IDLab | Internet technology and Data science Lab

AI on Speech/Audio data

IDLab Ghent’s activities on speech and audio data processing revolve around:

Audio and speech enhancement for communications devices for communication devices and hearing aids
Passive and active monitoring of machines and industrial systems for fault detection/prediction/preventive maintenance
Improved audio reproduction for virtual reality applications
Extracting verbal (what is being said) and non-verbal information (who is speaking, how is he/she speaking) from speech and audio

Our focus and expertise lies in the marriage of domain knowledge (in the form of appropriate models) and the strength afforded by data-driven deep learning methods. This allows us to bundle the discriminatory power of deep learning with the better generalisability of model-based approaches, leading to robust, practical algorithms.

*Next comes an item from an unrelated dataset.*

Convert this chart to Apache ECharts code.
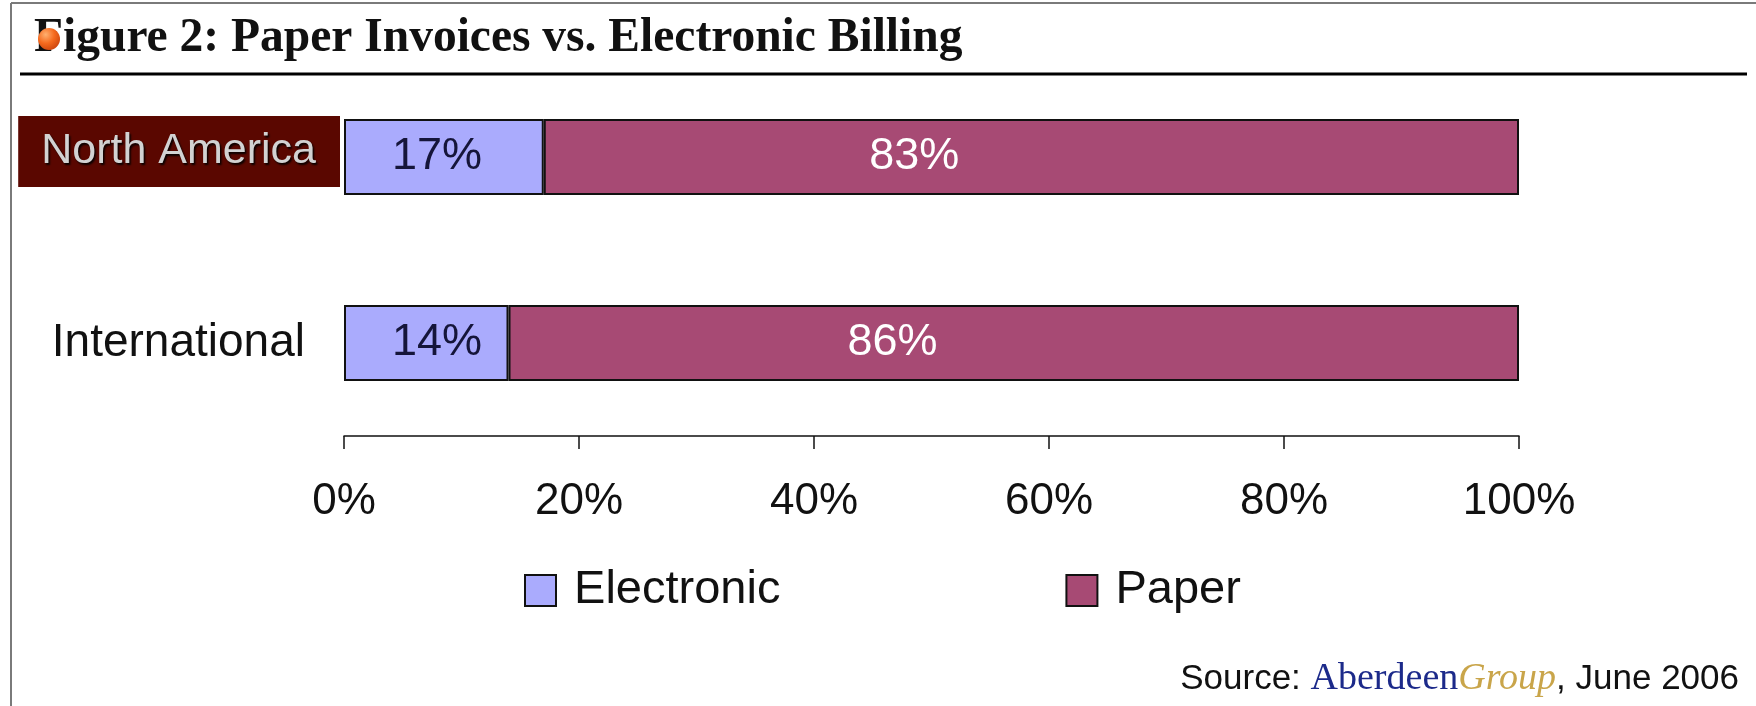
<!DOCTYPE html>
<html>
<head>
<meta charset="utf-8">
<script src="https://cdn.jsdelivr.net/npm/echarts@6/dist/echarts.min.js"></script>
<style>html,body{margin:0;padding:0;background:#fff;}#c{width:1756px;height:706px;}</style>
</head>
<body>
<div id="c"></div>
<script>
const categories = ['North America', 'International'];
const electronic = [17, 14];
const paper = [83, 86];
const seriesNames = ['Electronic', 'Paper'];
const tickValues = [0, 20, 40, 60, 80, 100];
const titleText = 'Figure 2: Paper Invoices vs. Electronic Billing';

const chart = echarts.init(document.getElementById('c'));
const sans = 'Liberation Sans, Arial, sans-serif';
const serif = 'Liberation Serif, Times New Roman, serif';

chart.setOption({
  backgroundColor: '#ffffff',
  animation: false,
  grid: { left: 344, right: 237, top: 64, bottom: 270, containLabel: false },
  xAxis: {
    type: 'value', min: tickValues[0], max: tickValues[tickValues.length - 1], interval: 20,
    position: 'bottom',
    axisLine: { show: true, lineStyle: { color: '#111', width: 1.5 } },
    axisTick: { show: true, length: 13, lineStyle: { color: '#111', width: 1.5 } },
    splitLine: { show: false },
    axisLabel: { formatter: v => v + '%', fontSize: 44, color: '#111', fontFamily: sans, margin: 44 }
  },
  yAxis: {
    type: 'category', data: categories, inverse: true,
    axisLine: { show: false }, axisTick: { show: false },
    axisLabel: {
      margin: 4,
      formatter: v => v === 'North America' ? '{na|' + v + '}\n{sp|}' : '{intl|' + v + '}',
      rich: {
        na: {
          backgroundColor: '#5a0700', color: '#d2d2d2', fontSize: 43, fontFamily: sans,
          padding: [14, 24, 14, 23], lineHeight: 43,
          textShadowColor: 'rgba(0,0,0,0.9)', textShadowBlur: 2, textShadowOffsetX: 1.5, textShadowOffsetY: 1.5
        },
        sp: { lineHeight: 11, fontSize: 1 },
        intl: { color: '#111', fontSize: 46, fontFamily: sans, padding: [0, 35, 0, 0] }
      }
    }
  },
  legend: {
    data: seriesNames, left: 519, top: 562, itemWidth: 31, itemHeight: 31, itemGap: 285,
    icon: 'rect',
    formatter: n => ' ' + n,
    textStyle: { fontSize: 47, color: '#111', fontFamily: sans }
  },
  series: [
    {
      name: seriesNames[0], type: 'bar', stack: 'total', data: electronic, barWidth: 76,
      itemStyle: { color: '#aaabfd', borderColor: '#111', borderWidth: 2 },
      label: { show: true, position: [93, '50%'], align: 'center', verticalAlign: 'middle', formatter: p => p.value + '%', fontSize: 45, color: '#15153a', fontFamily: sans }
    },
    {
      name: seriesNames[1], type: 'bar', stack: 'total', data: paper, barWidth: 76,
      itemStyle: { color: '#a74a74', borderColor: '#111', borderWidth: 2 },
      label: { show: true, position: ['38%', '50%'], align: 'center', verticalAlign: 'middle', formatter: p => p.value + '%', fontSize: 45, color: '#ffffff', fontFamily: sans }
    }
  ],
  graphic: [
    { type: 'line', shape: { x1: 11, y1: 3, x2: 1756, y2: 3 }, style: { stroke: '#7a7a7a', lineWidth: 2 } },
    { type: 'line', shape: { x1: 11, y1: 3, x2: 11, y2: 706 }, style: { stroke: '#7a7a7a', lineWidth: 2 } },
    { type: 'line', shape: { x1: 20, y1: 74, x2: 1747, y2: 74 }, style: { stroke: '#000', lineWidth: 3 } },
    { type: 'text', left: 34, top: 15, style: { text: titleText, font: 'bold 47.5px ' + serif, fill: '#111' } },
    { type: 'circle', shape: { cx: 49, cy: 39, r: 11 }, style: {
        fill: { type: 'radial', x: 0.35, y: 0.3, r: 0.8, colorStops: [{ offset: 0, color: '#ffb070' }, { offset: 0.5, color: '#f56a1e' }, { offset: 1, color: '#c8400a' }] } } },
    { type: 'text', right: 17, top: 660, style: {
        text: '{a|Source: }{b|Aberdeen}{c|Group}{a|, June 2006}',
        rich: {
          a: { fontFamily: sans, fontSize: 35, fill: '#111', color: '#111' },
          b: { fontFamily: serif, fontSize: 38, fill: '#1c2a8a', color: '#1c2a8a' },
          c: { fontFamily: serif, fontStyle: 'italic', fontSize: 38, fill: '#c9a54a', color: '#c9a54a' }
        }
      } }
  ]
});
</script>
</body>
</html>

IDLab Ghent’s speech and audio data expertise can be applied to any domain where single or multiple channel series recordings need to be captured, enhanced and analysed. Signal processing and signal extraction from noisy signals are broadly applicable techniques, including in biomedical signal processing. Some example areas are:

Industry 5.0: Predictive maintenance, machine monitoring
Portable and wearable communication devices: Speech and audio capture and analysis for communications
Infrastructure: underwater acoustics
Media: Virtual reality increased immersion, increased intelligibility
Education & therapy: handling speech education problems by analysing children's speech

In addition to the above, speech and audio data are intrinsically time series as well, implying at least partial transferability of research expertise to other domains dealing with time series.